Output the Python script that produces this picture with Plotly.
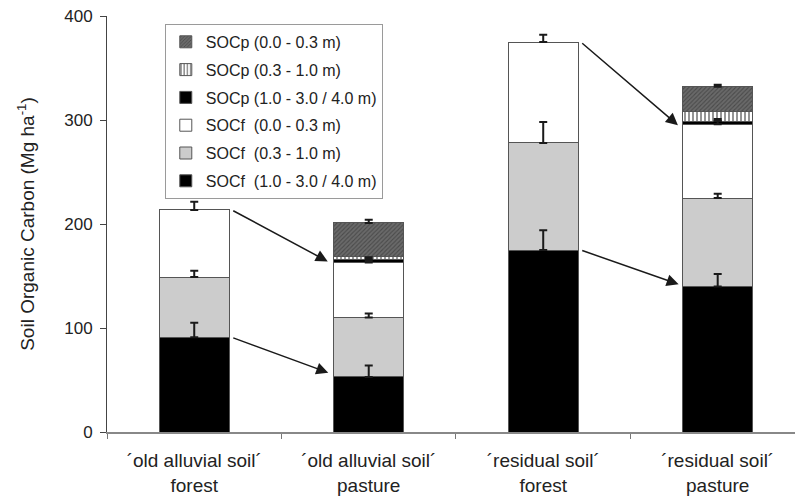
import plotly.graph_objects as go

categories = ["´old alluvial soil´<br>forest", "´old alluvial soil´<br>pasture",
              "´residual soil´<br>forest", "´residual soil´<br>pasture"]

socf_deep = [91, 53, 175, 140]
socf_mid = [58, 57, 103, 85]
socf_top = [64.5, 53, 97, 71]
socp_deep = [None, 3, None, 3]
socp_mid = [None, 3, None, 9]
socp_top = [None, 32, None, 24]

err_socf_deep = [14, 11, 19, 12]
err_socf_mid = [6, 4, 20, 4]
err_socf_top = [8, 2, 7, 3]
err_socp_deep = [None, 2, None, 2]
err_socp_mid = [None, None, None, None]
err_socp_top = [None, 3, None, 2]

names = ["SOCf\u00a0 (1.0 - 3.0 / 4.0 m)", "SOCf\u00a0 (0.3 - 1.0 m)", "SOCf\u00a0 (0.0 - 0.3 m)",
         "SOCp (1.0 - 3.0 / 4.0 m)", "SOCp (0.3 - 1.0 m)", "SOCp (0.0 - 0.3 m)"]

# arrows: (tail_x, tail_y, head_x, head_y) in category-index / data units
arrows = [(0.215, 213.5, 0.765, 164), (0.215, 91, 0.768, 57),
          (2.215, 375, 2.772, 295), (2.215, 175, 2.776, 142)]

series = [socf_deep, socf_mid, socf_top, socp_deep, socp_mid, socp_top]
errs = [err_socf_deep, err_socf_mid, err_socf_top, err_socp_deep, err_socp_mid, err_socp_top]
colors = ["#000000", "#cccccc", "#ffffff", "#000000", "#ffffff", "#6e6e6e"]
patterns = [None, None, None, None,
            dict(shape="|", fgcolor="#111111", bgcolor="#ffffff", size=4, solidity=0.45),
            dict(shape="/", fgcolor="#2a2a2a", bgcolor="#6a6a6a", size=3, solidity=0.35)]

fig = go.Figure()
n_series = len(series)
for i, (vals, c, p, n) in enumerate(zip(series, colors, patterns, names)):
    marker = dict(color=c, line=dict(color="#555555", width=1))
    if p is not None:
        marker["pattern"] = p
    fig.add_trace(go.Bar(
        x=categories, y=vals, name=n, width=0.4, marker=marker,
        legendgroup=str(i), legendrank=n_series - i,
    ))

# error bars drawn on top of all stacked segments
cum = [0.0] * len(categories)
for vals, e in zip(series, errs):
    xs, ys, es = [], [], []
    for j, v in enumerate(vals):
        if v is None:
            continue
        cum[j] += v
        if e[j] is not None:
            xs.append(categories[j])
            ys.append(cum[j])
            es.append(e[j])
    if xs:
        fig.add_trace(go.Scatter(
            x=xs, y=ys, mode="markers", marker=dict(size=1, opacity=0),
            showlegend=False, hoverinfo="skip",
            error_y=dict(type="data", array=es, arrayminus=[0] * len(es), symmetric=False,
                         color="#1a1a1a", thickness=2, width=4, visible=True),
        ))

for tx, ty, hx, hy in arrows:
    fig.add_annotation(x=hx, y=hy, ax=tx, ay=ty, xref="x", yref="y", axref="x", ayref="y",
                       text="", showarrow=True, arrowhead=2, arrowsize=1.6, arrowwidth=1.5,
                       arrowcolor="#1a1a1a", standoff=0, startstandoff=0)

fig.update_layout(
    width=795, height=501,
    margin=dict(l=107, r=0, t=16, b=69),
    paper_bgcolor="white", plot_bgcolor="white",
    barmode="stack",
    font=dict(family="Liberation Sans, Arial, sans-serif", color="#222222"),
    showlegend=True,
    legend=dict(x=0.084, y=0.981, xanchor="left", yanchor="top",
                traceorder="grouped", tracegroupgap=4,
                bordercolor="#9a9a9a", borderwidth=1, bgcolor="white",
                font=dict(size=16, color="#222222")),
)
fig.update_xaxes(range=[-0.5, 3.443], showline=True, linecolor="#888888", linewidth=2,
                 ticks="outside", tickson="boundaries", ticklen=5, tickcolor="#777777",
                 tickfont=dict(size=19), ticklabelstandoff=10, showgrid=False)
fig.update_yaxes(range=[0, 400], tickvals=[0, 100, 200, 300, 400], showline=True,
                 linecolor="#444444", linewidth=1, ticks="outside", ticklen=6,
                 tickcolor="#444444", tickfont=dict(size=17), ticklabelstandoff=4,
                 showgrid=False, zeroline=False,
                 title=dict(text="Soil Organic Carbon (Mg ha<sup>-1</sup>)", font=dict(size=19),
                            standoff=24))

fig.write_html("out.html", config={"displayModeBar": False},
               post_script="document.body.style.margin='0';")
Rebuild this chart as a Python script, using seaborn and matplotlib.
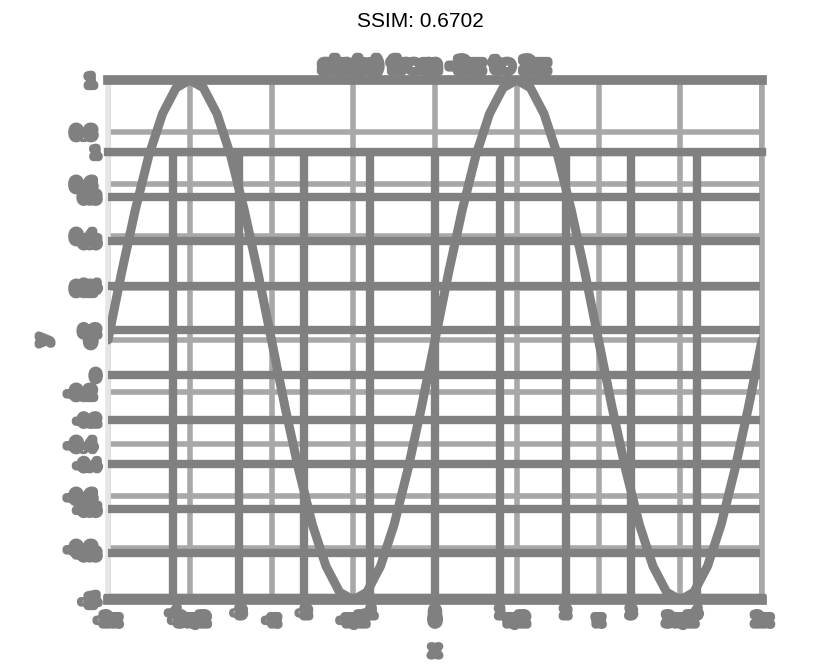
- - - - -
> [WHAT YOU HAVE TO DO]:
Leave out any pictures, please, and quote only the lines from the top of the data through the line that contains "socp_top = [None, 32, None, 24]".

> [SOLVED PROBLEM]:
Output the Python script that produces this picture with Plotly.
import plotly.graph_objects as go

categories = ["´old alluvial soil´<br>forest", "´old alluvial soil´<br>pasture",
              "´residual soil´<br>forest", "´residual soil´<br>pasture"]

socf_deep = [91, 53, 175, 140]
socf_mid = [58, 57, 103, 85]
socf_top = [64.5, 53, 97, 71]
socp_deep = [None, 3, None, 3]
socp_mid = [None, 3, None, 9]
socp_top = [None, 32, None, 24]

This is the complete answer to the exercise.